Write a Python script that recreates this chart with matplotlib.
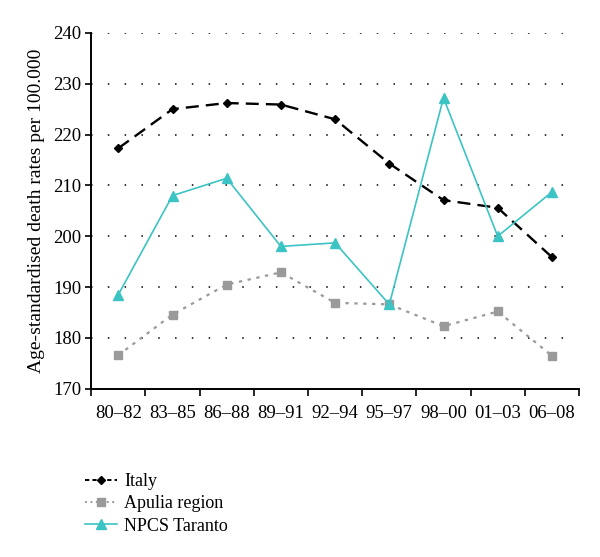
import numpy as np
import matplotlib.pyplot as plt
from matplotlib.lines import Line2D

periods = ["80–82", "83–85", "86–88", "89–91", "92–94", "95–97", "98–00", "01–03", "06–08"]
italy = [217.3, 225.0, 226.2, 225.9, 223.0, 214.3, 207.1, 205.6, 195.9]
apulia = [176.6, 184.6, 190.5, 192.9, 186.9, 186.6, 182.3, 185.2, 176.5]
taranto = [188.5, 208.0, 211.4, 198.0, 198.7, 186.6, 227.2, 200.0, 208.7]

plt.rcParams['font.family'] = ['Liberation Serif', 'DejaVu Serif']

fig = plt.figure(figsize=(6, 5.57), dpi=100)
ax = fig.add_axes([0.152, 0.302, 0.813, 0.639])

x = np.arange(len(periods))
ax.plot(x, italy, color="black", ls=(0, (5.5, 3)), lw=1.7, marker="D", ms=4.5)
ax.plot(x, apulia, color="#9a9a9a", ls=(0, (1.5, 2.5)), lw=1.6, marker="s", ms=6)
ax.plot(x, taranto, color="#3cc3c3", ls="-", lw=1.2, marker="^", ms=6.5)

ax.set_xlim(-0.5, len(periods) - 0.5)
ax.set_ylim(170, 240)
ax.set_yticks(np.arange(170, 241, 10))
ax.set_xticks(x)
ax.set_xticklabels(periods)
ax.set_xticks(np.arange(-0.5, len(periods), 1), minor=True)
ax.tick_params(axis="x", which="major", length=0, pad=12, labelsize=13.5)
ax.tick_params(axis="x", which="minor", length=5, width=1.2, direction="out")
ax.tick_params(axis="y", length=4, width=1.2, labelsize=13.5, pad=3)

for v in range(180, 241, 10):
    ax.axhline(v, xmin=0, xmax=0.99, color="black", ls=(0, (1, 10)), lw=1.1, zorder=0)

for s in ["top", "right"]:
    ax.spines[s].set_visible(False)
ax.spines["left"].set_linewidth(1.4)
ax.spines["bottom"].set_linewidth(1.4)

ax.set_ylabel("Age-standardised death rates per 100.000", fontsize=14, labelpad=6)

# legend handles with shorter dashes so the pattern shows
handles = [
    Line2D([], [], color="black", ls=(0, (2.2, 1.6)), lw=1.4, marker="D", ms=4.5),
    Line2D([], [], color="#9a9a9a", ls=(0, (1, 1.8)), lw=1.4, marker="s", ms=6),
    Line2D([], [], color="#3cc3c3", ls="-", lw=1.2, marker="^", ms=6.5),
]
fig.legend(handles, ["Italy", "Apulia region", "NPCS Taranto"], loc="upper left",
           bbox_to_anchor=(0.13, 0.163), frameon=False, fontsize=13,
           handlelength=1.75, handletextpad=0.4, labelspacing=0.28, borderaxespad=0)

fig.savefig("out.png", dpi=100)
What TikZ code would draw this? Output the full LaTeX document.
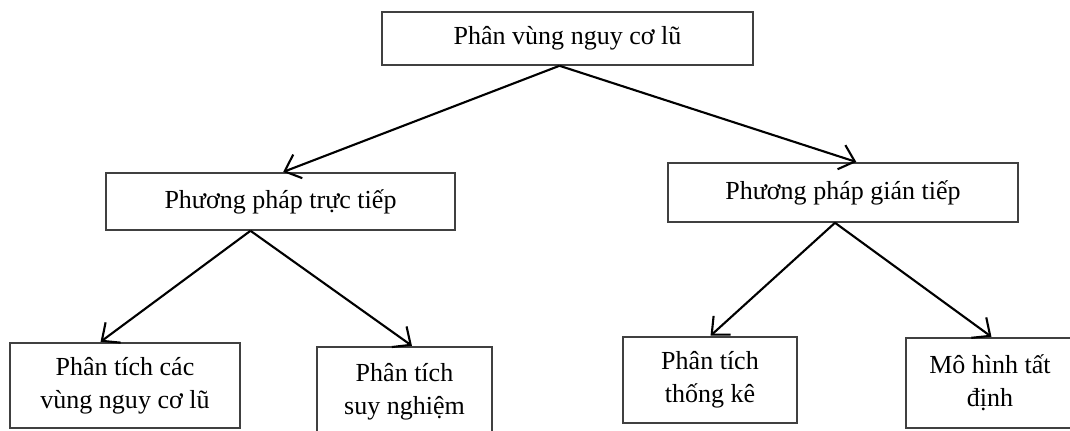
\documentclass[tikz,border=0pt]{standalone}
\usepackage{fontspec}
\setmainfont{Liberation Serif}
\usetikzlibrary{arrows.meta}

\tikzset{
    box/.style={draw=black!75, line width=1.1pt, fill=white, align=center, inner sep=2pt,
        font=\fontsize{18.5}{23.5}\selectfont},
    arr/.style={-{Straight Barb[length=10pt,width=18pt]}, line width=1.5pt, shorten >=0.5pt}
}

\begin{document}
\begin{tikzpicture}[x=0.025cm, y=-0.025cm]
    \useasboundingbox (0,0) rectangle (1070,431);
    % upper levels
    \node[box, minimum width=9.275cm, minimum height=1.325cm] (zone) at (567.5,38.5) {Phân vùng nguy cơ lũ};
    \node[box, minimum width=8.725cm, minimum height=1.425cm] (direct) at (280.5,201.5) {Phương pháp trực tiếp};
    \node[box, minimum width=8.75cm, minimum height=1.475cm] (indirect) at (843,192.5) {Phương pháp gián tiếp};
    % lower level
    \node[box, minimum width=5.75cm, minimum height=2.125cm] (zonean) at (125,385.5) {Phân tích các\\vùng nguy cơ lũ};
    \node[box, minimum width=4.375cm, minimum height=2.225cm] (heur) at (404.5,391.5) {Phân tích\\suy nghiệm};
    \node[box, minimum width=4.35cm, minimum height=2.15cm] (stat) at (710,380) {Phân tích\\thống kê};
    \node[box, minimum width=4.2cm, minimum height=2.25cm] (determ) at (990,383) {Mô hình tất\\định};
    % arrows
    \draw[arr] ([xshift=-0.2cm]zone.south) -- ([xshift=0.05cm]direct.north);
    \draw[arr] ([xshift=-0.2cm]zone.south) -- ([xshift=0.35cm]indirect.north);
    \draw[arr] ([xshift=-0.75cm]direct.south) -- ([xshift=-0.625cm]zonean.north);
    \draw[arr] ([xshift=-0.75cm]direct.south) -- ([xshift=0.2cm]heur.north);
    \draw[arr] ([xshift=-0.2cm]indirect.south) -- (stat.north);
    \draw[arr] ([xshift=-0.2cm]indirect.south) -- ([xshift=0.05cm]determ.north);
\end{tikzpicture}
\end{document}
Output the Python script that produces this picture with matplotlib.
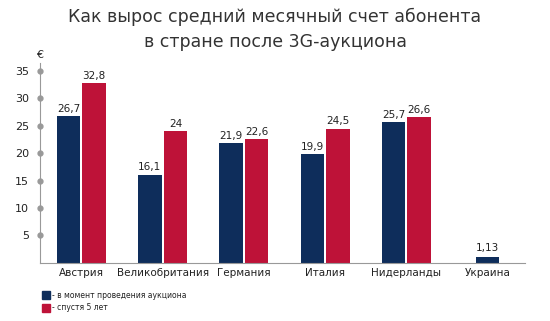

Task brief: Take the lines from the first line of the entries through the line with "from matplotlib.lines import Line2D", inclusive, and give them again exactly, minus any pictures.

Result:
Write a Python script that recreates this chart with matplotlib.
import numpy as np
import matplotlib.pyplot as plt
from matplotlib.lines import Line2D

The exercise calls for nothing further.